Doctor Strange, the highly anticipated Marvel film that will premiere on Friday, has already received acclaim among critics. However, there is more science to the film than meets the eye. Astrophysicist Adam Frank held a phone conference to discuss his work as a science consultant for Doctor Strange, answering questions from college newspapers nationwide.

The biggest focus of the conference was the presence of scientific and philosophical concepts in Doctor Strange, as well as how these elements can broaden the minds of audiences without sacrificing the fantastical elements of the source material.

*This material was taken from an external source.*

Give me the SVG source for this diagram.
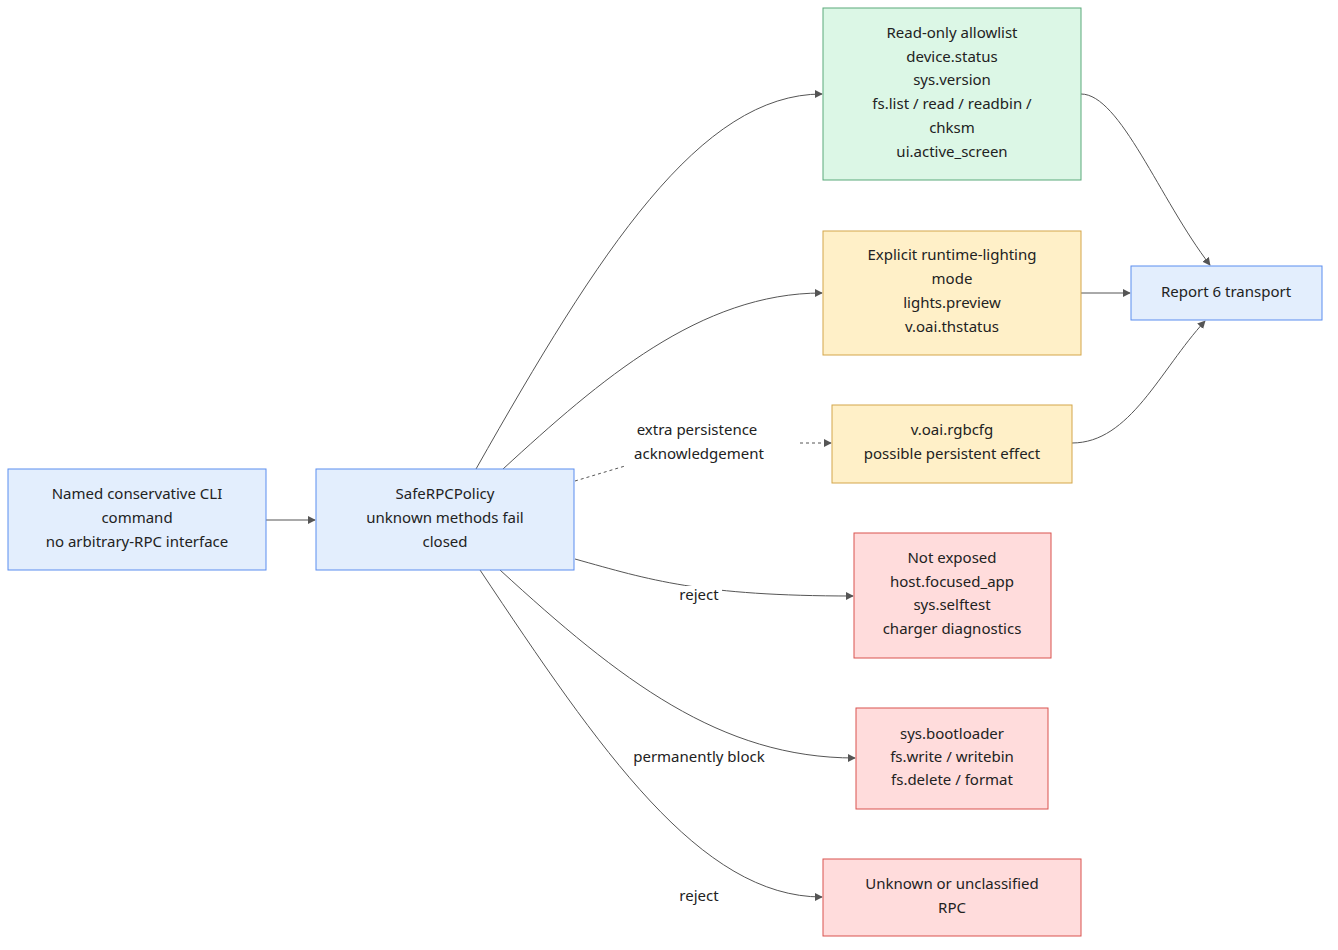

As a superhero film with both scientific and mystical elements, Doctor Strange was a multifaceted project for a science consultant to tackle. Nevertheless, Frank’s accepted the position from director Scott Derrickson due to his interest in issues of science and spirituality as well as his lifelong love for Marvel.

Frank’s work consisted of making comments on the script and discussing everything from specific scenes to philosophical ideas with Derrickson, writer John Spaihts, and producer Kevin Feige.

Frank emphasized that one of Doctor Strange’s prominent characteristics is its presentation of various scientific and philosophical ideas. Through its medium, Doctor Strange was able to visualize exciting concepts that expand on scientific theory, such as that of the “multiverse” and the folding of space and time. Scientifically minded films like Doctor Strange, Frank claimed, help broad audiences become acquainted with challenging theoretical concepts.

“The representation is really a place where the art comes in,” Frank said. “Art is going to have to really lead the charge to giving us creative representations for things that, unless you’re a mathematician, you really can’t see —and when you see it as a mathematician, you’re seeing it through the lens of mathematics. But here, what they did in the film was create a version that anybody could see.”

These captivating visualizations are also important, Frank said, for their abilities to spark a person’s curiosity and even cause them to develop a lifelong interest in science. Frank himself was motivated as a child to study astronomy because of movies and comics; he cited the exciting covers of his father’s pulp science fiction magazines as a major influence behind his interest in learning more about the world.

“These movies can go beyond being just superhero movies,” Frank said. “Doctor Strange has that possibility of getting people to think about, for instance, the nature of consciousness and the maps that we use to represent the world and where those maps are partially incomplete.”

Doctor Strange in particular not only has the potential to pique interest in science, but it also introduces audiences to scientific philosophy. The particular viewpoint related by Doctor Strange is “emergence,” the idea touted by cognitive scientist and philosopher David Chalmers that an entity, such as a human being, exhibits properties beyond those of its smaller components. In fact, Frank spent more time talking to the filmmakers about philosophy, consciousness and individual experience than fact-checking the script for scientific accuracy.

“The open question here was really a philosophical question,” Frank said. “It’s the question of the nature of consciousness, or in philosophy what we call the mind-body problem. We often talk about science in the Marvel universe, but here was a place where explicitly we could touch philosophy.”

Frank also claimed that science fiction in particular has played pivotal roles in predicting future societal trends. He cited William Gibson’s 1984 cyberpunk trilogy Neuromancer, which foretold today’s cyberwarfare and coined the term “cyberspace.” Works of fiction such as these exemplified how creative minds can influence scientific and technological fields through fiction.

“William Gibson was not a computer scientist at all; in 1982, there were barely even dial-up modems,” Frank said. “But from that, he imagined the world that we live in now. Good science fiction not only educated the public, but it also creates the universes that we end up living in.”

Frank ultimately asserted that the main purpose of a fictional work is to tell a good story. A good story is one that incorporates science in a way that is consistent with its own world. For instance, Star Trek frames itself in a way that lends itself to an extension of science, whereas The Martian has the duty to be more scientifically accurate because it seeks to reveal what would actually occur if a man were stuck on Mars. In this way, fiction can be scientifically faithful without sacrificing the fantastic qualities of their world.

“This is what’s important for movies: it’s that they have respect for science,” Frank said. “They have respect for the scientific process, they represent that process and that excitement and that promise well. They represent it in a way that does homage to what science has given us … I want a good story where the science is incorporated in a way that is thoughtful.”